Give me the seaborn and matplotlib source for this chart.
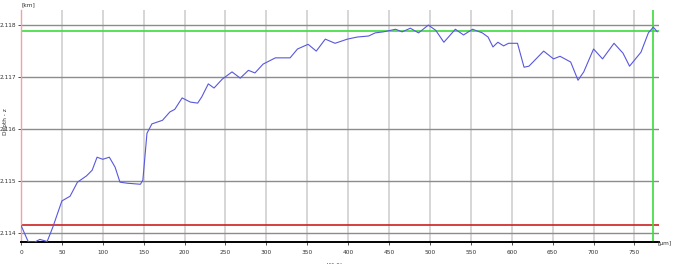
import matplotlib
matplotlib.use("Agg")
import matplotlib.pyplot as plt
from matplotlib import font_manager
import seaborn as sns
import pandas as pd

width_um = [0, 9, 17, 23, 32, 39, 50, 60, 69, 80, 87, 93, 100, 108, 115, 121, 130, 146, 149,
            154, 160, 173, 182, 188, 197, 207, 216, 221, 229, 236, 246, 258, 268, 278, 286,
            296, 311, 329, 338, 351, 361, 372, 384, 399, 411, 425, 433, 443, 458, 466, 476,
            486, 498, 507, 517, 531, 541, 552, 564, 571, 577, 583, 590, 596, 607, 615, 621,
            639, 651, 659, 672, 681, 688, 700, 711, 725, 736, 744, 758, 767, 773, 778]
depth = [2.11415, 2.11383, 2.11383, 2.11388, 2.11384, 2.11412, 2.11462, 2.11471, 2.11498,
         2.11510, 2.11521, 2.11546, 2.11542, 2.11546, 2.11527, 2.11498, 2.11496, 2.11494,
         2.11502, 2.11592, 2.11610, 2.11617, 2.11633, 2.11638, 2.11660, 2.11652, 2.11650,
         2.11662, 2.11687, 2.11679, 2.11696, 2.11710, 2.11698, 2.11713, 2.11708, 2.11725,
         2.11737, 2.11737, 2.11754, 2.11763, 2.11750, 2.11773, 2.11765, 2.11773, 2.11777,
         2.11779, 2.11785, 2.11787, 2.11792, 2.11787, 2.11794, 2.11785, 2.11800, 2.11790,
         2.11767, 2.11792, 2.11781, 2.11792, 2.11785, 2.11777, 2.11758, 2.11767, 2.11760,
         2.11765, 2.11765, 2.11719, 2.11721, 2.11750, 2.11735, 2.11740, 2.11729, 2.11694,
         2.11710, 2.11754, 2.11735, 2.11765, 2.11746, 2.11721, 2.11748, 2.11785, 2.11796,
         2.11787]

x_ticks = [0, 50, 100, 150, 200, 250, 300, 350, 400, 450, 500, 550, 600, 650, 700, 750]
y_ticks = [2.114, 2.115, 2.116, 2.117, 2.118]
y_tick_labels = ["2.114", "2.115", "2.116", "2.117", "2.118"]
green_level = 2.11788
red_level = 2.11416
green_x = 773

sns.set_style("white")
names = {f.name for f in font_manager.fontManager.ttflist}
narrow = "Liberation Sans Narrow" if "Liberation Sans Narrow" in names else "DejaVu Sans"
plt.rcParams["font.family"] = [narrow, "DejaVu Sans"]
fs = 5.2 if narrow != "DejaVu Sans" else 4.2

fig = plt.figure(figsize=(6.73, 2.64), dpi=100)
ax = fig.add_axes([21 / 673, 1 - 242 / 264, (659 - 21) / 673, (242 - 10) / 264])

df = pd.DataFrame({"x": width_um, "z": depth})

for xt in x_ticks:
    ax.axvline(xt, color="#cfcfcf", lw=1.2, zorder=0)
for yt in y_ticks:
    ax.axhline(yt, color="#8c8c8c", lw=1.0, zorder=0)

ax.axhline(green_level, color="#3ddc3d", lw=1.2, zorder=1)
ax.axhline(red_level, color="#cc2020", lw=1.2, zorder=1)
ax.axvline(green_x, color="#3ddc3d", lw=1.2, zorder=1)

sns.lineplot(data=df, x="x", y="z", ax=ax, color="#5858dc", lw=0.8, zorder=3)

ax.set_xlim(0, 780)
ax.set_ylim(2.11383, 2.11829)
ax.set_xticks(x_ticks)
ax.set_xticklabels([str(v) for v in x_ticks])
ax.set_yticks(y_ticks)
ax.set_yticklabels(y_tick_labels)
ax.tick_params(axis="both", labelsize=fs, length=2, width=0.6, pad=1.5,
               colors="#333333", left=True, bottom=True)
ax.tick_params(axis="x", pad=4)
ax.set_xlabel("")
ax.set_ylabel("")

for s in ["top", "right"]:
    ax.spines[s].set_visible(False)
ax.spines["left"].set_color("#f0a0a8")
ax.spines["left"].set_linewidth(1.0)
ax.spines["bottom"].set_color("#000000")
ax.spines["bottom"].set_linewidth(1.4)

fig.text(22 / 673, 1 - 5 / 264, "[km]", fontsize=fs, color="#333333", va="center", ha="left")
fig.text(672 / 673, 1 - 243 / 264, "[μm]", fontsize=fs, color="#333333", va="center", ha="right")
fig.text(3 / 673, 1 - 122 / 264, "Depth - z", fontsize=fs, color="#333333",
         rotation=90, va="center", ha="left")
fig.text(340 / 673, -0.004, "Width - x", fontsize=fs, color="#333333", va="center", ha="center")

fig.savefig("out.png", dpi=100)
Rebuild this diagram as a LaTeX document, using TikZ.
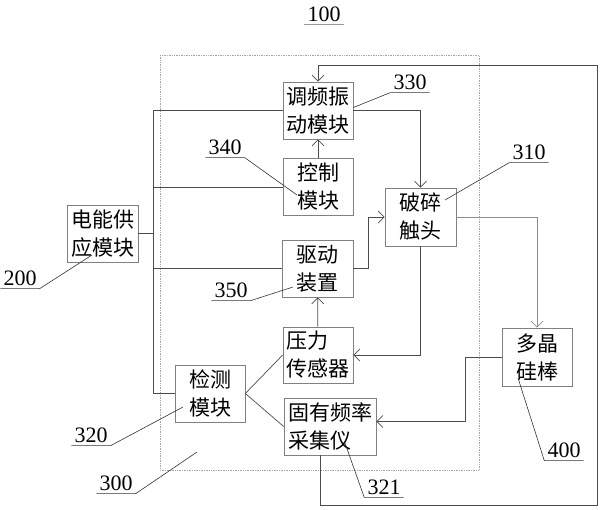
-=-=-=-=-
What is expected: Repeat each entry exactly. Pictures do not belong in the copy.

Final result:
Give me the seaborn and matplotlib source for this chart.
import matplotlib
matplotlib.use("Agg")
import matplotlib.pyplot as plt
from matplotlib import font_manager
import seaborn as sns
import pandas as pd

width_um = [0, 9, 17, 23, 32, 39, 50, 60, 69, 80, 87, 93, 100, 108, 115, 121, 130, 146, 149,
            154, 160, 173, 182, 188, 197, 207, 216, 221, 229, 236, 246, 258, 268, 278, 286,
            296, 311, 329, 338, 351, 361, 372, 384, 399, 411, 425, 433, 443, 458, 466, 476,
            486, 498, 507, 517, 531, 541, 552, 564, 571, 577, 583, 590, 596, 607, 615, 621,
            639, 651, 659, 672, 681, 688, 700, 711, 725, 736, 744, 758, 767, 773, 778]
depth = [2.11415, 2.11383, 2.11383, 2.11388, 2.11384, 2.11412, 2.11462, 2.11471, 2.11498,
         2.11510, 2.11521, 2.11546, 2.11542, 2.11546, 2.11527, 2.11498, 2.11496, 2.11494,
         2.11502, 2.11592, 2.11610, 2.11617, 2.11633, 2.11638, 2.11660, 2.11652, 2.11650,
         2.11662, 2.11687, 2.11679, 2.11696, 2.11710, 2.11698, 2.11713, 2.11708, 2.11725,
         2.11737, 2.11737, 2.11754, 2.11763, 2.11750, 2.11773, 2.11765, 2.11773, 2.11777,
         2.11779, 2.11785, 2.11787, 2.11792, 2.11787, 2.11794, 2.11785, 2.11800, 2.11790,
         2.11767, 2.11792, 2.11781, 2.11792, 2.11785, 2.11777, 2.11758, 2.11767, 2.11760,
         2.11765, 2.11765, 2.11719, 2.11721, 2.11750, 2.11735, 2.11740, 2.11729, 2.11694,
         2.11710, 2.11754, 2.11735, 2.11765, 2.11746, 2.11721, 2.11748, 2.11785, 2.11796,
         2.11787]

x_ticks = [0, 50, 100, 150, 200, 250, 300, 350, 400, 450, 500, 550, 600, 650, 700, 750]
y_ticks = [2.114, 2.115, 2.116, 2.117, 2.118]
y_tick_labels = ["2.114", "2.115", "2.116", "2.117", "2.118"]
green_level = 2.11788
red_level = 2.11416
green_x = 773

sns.set_style("white")
names = {f.name for f in font_manager.fontManager.ttflist}
narrow = "Liberation Sans Narrow" if "Liberation Sans Narrow" in names else "DejaVu Sans"
plt.rcParams["font.family"] = [narrow, "DejaVu Sans"]
fs = 5.2 if narrow != "DejaVu Sans" else 4.2

fig = plt.figure(figsize=(6.73, 2.64), dpi=100)
ax = fig.add_axes([21 / 673, 1 - 242 / 264, (659 - 21) / 673, (242 - 10) / 264])

df = pd.DataFrame({"x": width_um, "z": depth})

for xt in x_ticks:
    ax.axvline(xt, color="#cfcfcf", lw=1.2, zorder=0)
for yt in y_ticks:
    ax.axhline(yt, color="#8c8c8c", lw=1.0, zorder=0)

ax.axhline(green_level, color="#3ddc3d", lw=1.2, zorder=1)
ax.axhline(red_level, color="#cc2020", lw=1.2, zorder=1)
ax.axvline(green_x, color="#3ddc3d", lw=1.2, zorder=1)

sns.lineplot(data=df, x="x", y="z", ax=ax, color="#5858dc", lw=0.8, zorder=3)

ax.set_xlim(0, 780)
ax.set_ylim(2.11383, 2.11829)
ax.set_xticks(x_ticks)
ax.set_xticklabels([str(v) for v in x_ticks])
ax.set_yticks(y_ticks)
ax.set_yticklabels(y_tick_labels)
ax.tick_params(axis="both", labelsize=fs, length=2, width=0.6, pad=1.5,
               colors="#333333", left=True, bottom=True)
ax.tick_params(axis="x", pad=4)
ax.set_xlabel("")
ax.set_ylabel("")

for s in ["top", "right"]:
    ax.spines[s].set_visible(False)
ax.spines["left"].set_color("#f0a0a8")
ax.spines["left"].set_linewidth(1.0)
ax.spines["bottom"].set_color("#000000")
ax.spines["bottom"].set_linewidth(1.4)

fig.text(22 / 673, 1 - 5 / 264, "[km]", fontsize=fs, color="#333333", va="center", ha="left")
fig.text(672 / 673, 1 - 243 / 264, "[μm]", fontsize=fs, color="#333333", va="center", ha="right")
fig.text(3 / 673, 1 - 122 / 264, "Depth - z", fontsize=fs, color="#333333",
         rotation=90, va="center", ha="left")
fig.text(340 / 673, -0.004, "Width - x", fontsize=fs, color="#333333", va="center", ha="center")

fig.savefig("out.png", dpi=100)
Rebuild this diagram as a LaTeX document, using TikZ.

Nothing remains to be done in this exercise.